At a 2011 meeting with a dozen of the industry’s top retailers (including Walmart, Gap, and H&M), a nine page safety overhaul was outlined and presented by a coalition of unions from Bangladesh and other countries. The plan would institute an independent inspection agency with the power to shut down factories that it deemed unsafe. Under the plan, this agency would be funded by industry contributions of $500,000 a year. The plan was effectively rejected by every retailer that attended the meeting citing concerns of costliness and the fact that the agreement would be legally binding.

A Walmart representative was quoted in the meeting’s minutes saying that, for Walmart, it was “not financially feasible … to make such investments.” A claim that is absolutely egregious considering Walmart reported 466 billion dollars in revenue for the year of 2013, a figure that is more than 4 times the gross domestic product of Bangladesh itself. Needless to say, Bangladeshis are pissed. In riots spurred by the building’s collapse, protesters overturned cars and burned down two nearby garment factories. Protests, however, are nothing new to these garment workers. In fact, they happen nearly as often as major factory disasters, but nothing ever changes.

The problem is that these demonstrations, like the arrests made over the recent building collapse, never target those who are truly responsible for the dangerous working conditions in these factories. The real criminals are the corporate executives that enjoy lavish salaries and limited liability while the garment workers of Bangladesh subsist on wages as low as $37 a month, literally the lowest in the world according to The Solidarity Center, a worker’s rights organization.

While, yes, the factory owner and the officials who forced, threatened, and coerced workers to enter the building are immediately responsible for putting people in danger, these individuals do not exist in a vacuum.
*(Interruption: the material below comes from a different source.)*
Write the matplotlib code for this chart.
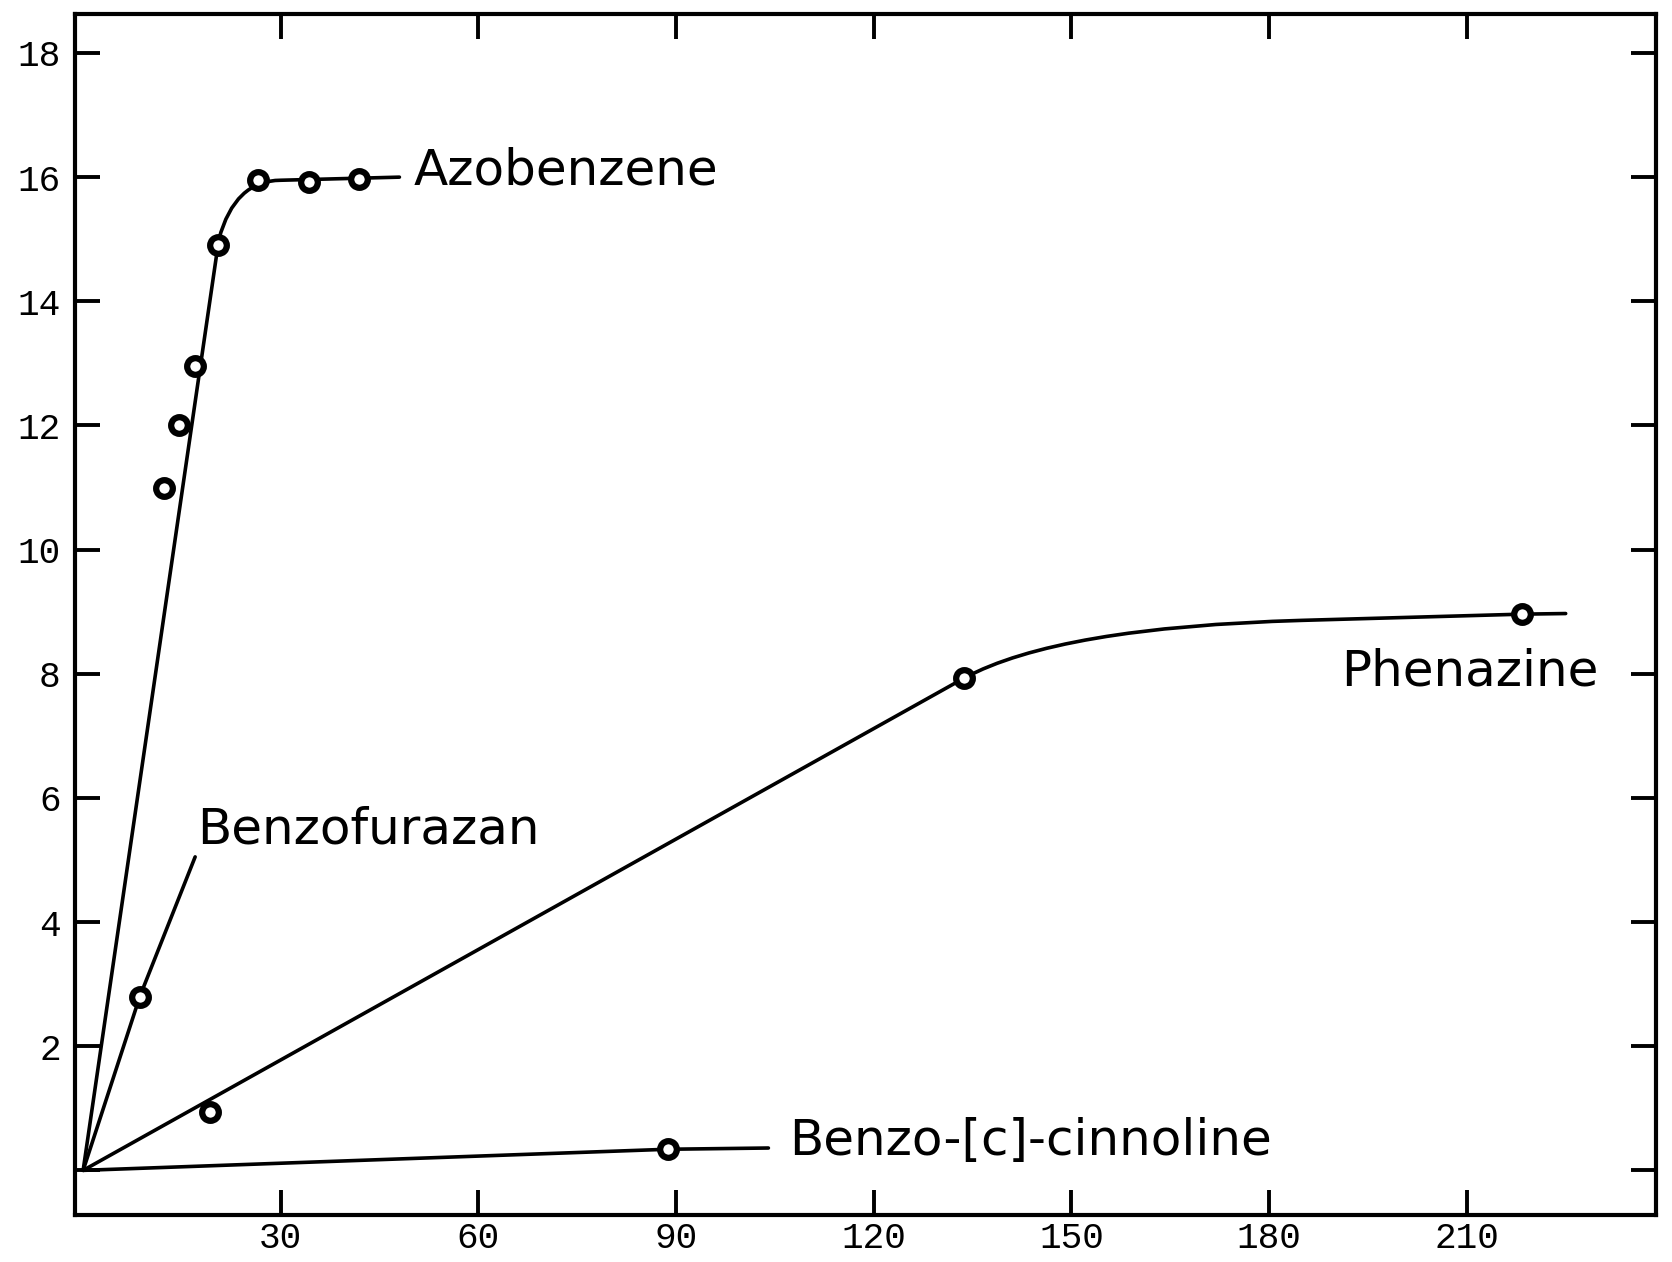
import matplotlib
matplotlib.use("Agg")
import matplotlib.pyplot as plt
from matplotlib.path import Path
from matplotlib.patches import PathPatch

# ---- data ----
azo_time = [12.3, 14.6, 17.0, 20.5, 26.5, 34.3, 41.9]
azo_value = [11.0, 12.0, 12.95, 14.9, 15.95, 15.92, 15.97]

benzofurazan_time = [8.6]
benzofurazan_value = [2.8]

phenazine_time = [19.3, 133.7, 218.4]
phenazine_value = [0.94, 7.93, 8.96]

cinnoline_time = [88.7]
cinnoline_value = [0.34]

# hand-drawn guide curves (vertices)
azo_curve_x = [0, 20.6, 23.0, 30.0, 48.0]
azo_curve_y = [0, 15.0, 15.95, 15.95, 16.0]
azo_curve_codes = [Path.MOVETO, Path.LINETO, Path.CURVE3, Path.CURVE3, Path.LINETO]

phen_curve_x = [0, 133.7, 148.0, 185.0, 218.4, 225.0]
phen_curve_y = [0, 7.93, 8.75, 8.86, 8.96, 8.97]
phen_curve_codes = [Path.MOVETO, Path.LINETO, Path.CURVE3, Path.CURVE3, Path.LINETO, Path.LINETO]

benzofurazan_line_x = [0, 8.6, 17.0]
benzofurazan_line_y = [0, 2.8, 5.05]

cinnoline_line_x = [0, 88.7, 104.0]
cinnoline_line_y = [0, 0.34, 0.36]

x_ticks = [30, 60, 90, 120, 150, 180, 210]
y_ticks = [0, 2, 4, 6, 8, 10, 12, 14, 16, 18]
y_tick_labels = ["", "2", "4", "6", "8", "10", "12", "14", "16", "18"]

labels = ["Azobenzene", "Benzofurazan", "Phenazine", "Benzo-[c]-cinnoline"]
label_x = [50.2, 17.3, 190.9, 107.1]
label_y = [16.1, 5.49, 8.03, 0.48]

# ---- figure ----
fig = plt.figure(figsize=(16.72, 12.62), dpi=100)
ax = fig.add_axes([0.0446, 0.0372, 0.9904 - 0.0446, 0.989 - 0.0372])
ax.set_xlim(-1.3, 238.7)
ax.set_ylim(-0.72, 18.63)

lw = 2.6
for xs, ys, codes in [(azo_curve_x, azo_curve_y, azo_curve_codes),
                      (phen_curve_x, phen_curve_y, phen_curve_codes)]:
    p = Path(list(zip(xs, ys)), codes)
    ax.add_patch(PathPatch(p, facecolor="none", edgecolor="black", lw=lw,
                           capstyle="round", joinstyle="round"))

ax.plot(benzofurazan_line_x, benzofurazan_line_y, color="black", lw=lw, solid_capstyle="round")
ax.plot(cinnoline_line_x, cinnoline_line_y, color="black", lw=lw, solid_capstyle="round")

mk = dict(marker="o", linestyle="none", ms=12, mfc="white", mec="black", mew=4.5, zorder=5)
ax.plot(azo_time, azo_value, **mk)
ax.plot(benzofurazan_time, benzofurazan_value, **mk)
ax.plot(phenazine_time, phenazine_value, **mk)
ax.plot(cinnoline_time, cinnoline_value, **mk)

for t, x, y in zip(labels, label_x, label_y):
    ax.text(x, y, t, fontsize=36, family="DejaVu Sans",
            ha="left", va="center", color="black")

for s in ax.spines.values():
    s.set_linewidth(3)
ax.set_xticks(x_ticks)
ax.set_xticklabels([str(v) for v in x_ticks])
ax.set_yticks(y_ticks)
ax.set_yticklabels(y_tick_labels)
ax.tick_params(axis="both", direction="in", length=18, width=2.8,
               top=True, right=True, labelsize=26)
ax.tick_params(axis="x", pad=4)
ax.tick_params(axis="y", pad=10)
for lab in ax.get_xticklabels() + ax.get_yticklabels():
    lab.set_family("Liberation Mono")

fig.savefig("out.png", dpi=100)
Behind them is a greedy industry and an entire global economy that demands a steady supply of cheap meaningless crap. This debacle that is global capitalism and the pilfering profiteers at the top of the pyramid rely on two things: the exploitation of cheap labor in less industrialized nations and the willing complacency of the consumers where they sell their goods. Something needs to change. With the riots in the streets of Bangladesh spreading to multiple cities, it seems the Bangladeshi labor force is doing their part. Let’s do our part to hold accountable those who are truly responsible for the crimes that led to this tragedy. Solidarity!